Normally, my parser returns output that appears as follows:
Machine ID : admin-pc
New Droid ID Time : Tue Sep 19 12:57:20 2017 UTC
New Droid ID Seq Num : 11190
New Droid Node ID : 08:00:27:3a:ce:83
Birth Droid ID Time : Tue Sep 19 12:57:20 2017 UTC
Birth Droid ID Seq Num: 11190
Birth Droid Node ID : 08:00:27:3a:ce:83
The above output is from an LNK file that fully meets the file format specification. During my research into some of these malicious LNK files, I added the ability to provide debugging information so that anomalies would be more apparent, rather than "hidden" behind the parsing process.
From the LNK file from which the hex dump in figure 1 was extracted, we can still extract and manually parse the droids; as the ObjectIDs are based on the UUID version 1 format (discussed in this blog post), we can use this information to our advantage in our research, extracting the node IDs (MAC addresses), etc. Interestingly enough, though, the larger machine ID doesn't seem to have an effect on the command embedded within the LNK file; having sections of the file format that do not comply with the specification doesn't seem to affect the performance of the LNK file.

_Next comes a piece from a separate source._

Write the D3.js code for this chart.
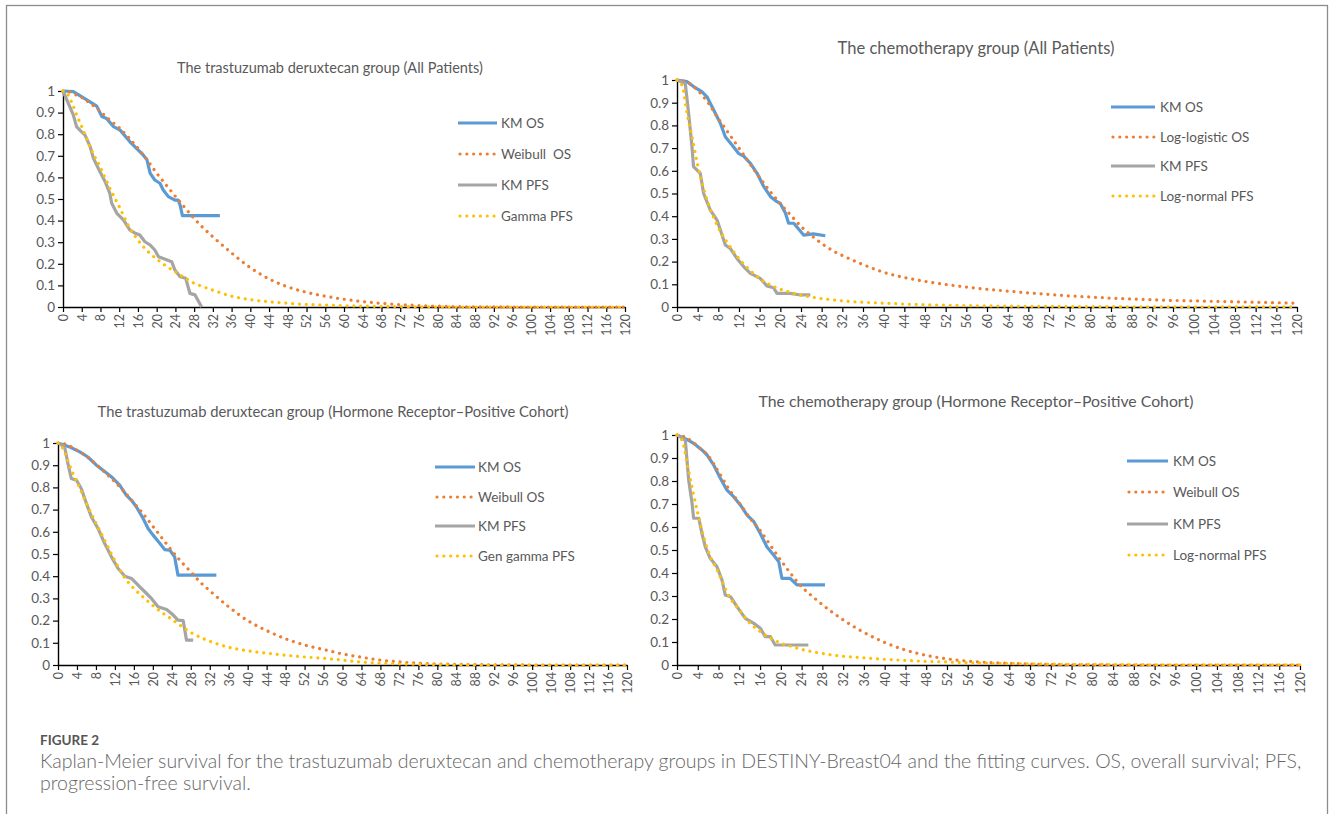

I began wondering if the larger machine ID field might be a "toolmark" of some kind, an artifact of whatever process or application that had been used to create the LNK file. I also began looking at a range (I hesitate to qualify the range with "wide"...) of LNK files found online, particularly those that ran external commands (encoded Powershell commands, bitsadmin commands, etc.), as well as looking for tools, applications, or processes that would allow someone to create arbitrary, malicious LNK files. At this point in time, I haven't yet found one that produces "toolmarks" similar to what's seen in figure 1.
The machine ID/NetBIOS name, user SID, VSN, and MAC address are all artifacts from the adversary's system that remain within the LNK file when it is sent to a target. The folks at ProofPoint discussed one or two means of deploying LNK files, which could result in some very interesting artifacts. I'm sure that if enough specifically-malicious LNK files were examined, we'd be able to pull out "toolmarks" from such things as specific applications/tools or processes used to create (or modify) the LNK files, or perhaps even identify misbehaving applications that create LNK files on non-Windows systems.